There are other components of creativity--domain-relevant skills, quality processes and intrinsic task motivation--according to a componential theory of creativity developed by psychologist Teresa Amabile, PhD, of Harvard University. But Amabile points out that environmental factors such as freedom, support and positive challenges also play a key role in fostering creativity (see page 56). Another important factor in creativity is intelligence, but contrary to beliefs at the turn of the 20th century, it is not the only factor, says Simonton.

In the 1920s, psychologist Louis Terman, PhD, began looking at the relationship between intelligence and creativity. In a longitudinal sample of intelligent children, not all ended up developing their creative abilities, he found.
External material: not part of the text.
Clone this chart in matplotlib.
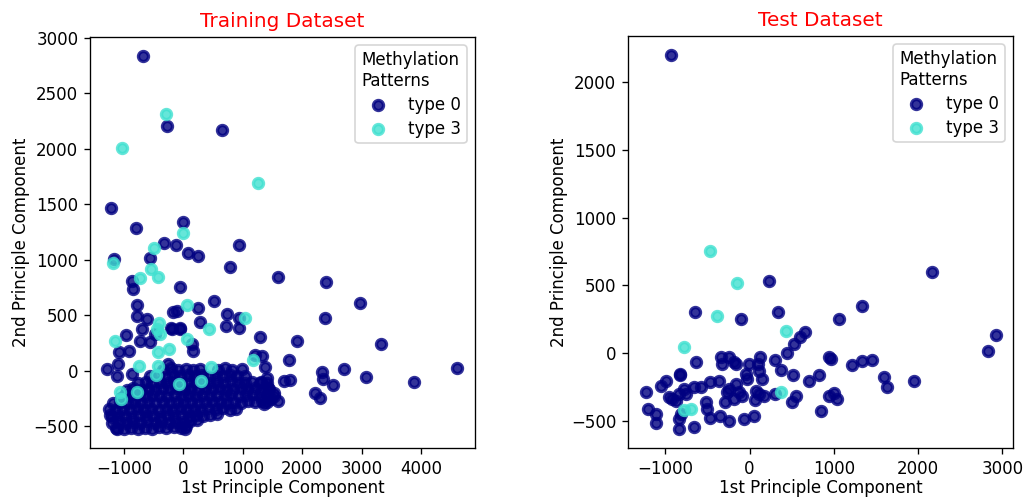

That's when psychologists started to realize more than intelligence was required--also critical is having an ability to see things from a different perspective, Simonton says.

"You need an IQ of around 140 to learn enough physics to be truly creative in it," Simonton says. "But once you have that minimal IQ, there's still something else that must be there for a person to be truly creative."

That "something" still eludes specific definition, but with a renewed APA emphasis on creativity from APA President Robert J. Sternberg, PhD, and a recent name change for Div. 10 from Psychology of the Arts to the Society for the Psychology of Aesthetics, Creativity and the Arts, Simonton hopes more psychologists will join the ranks of creativity researchers.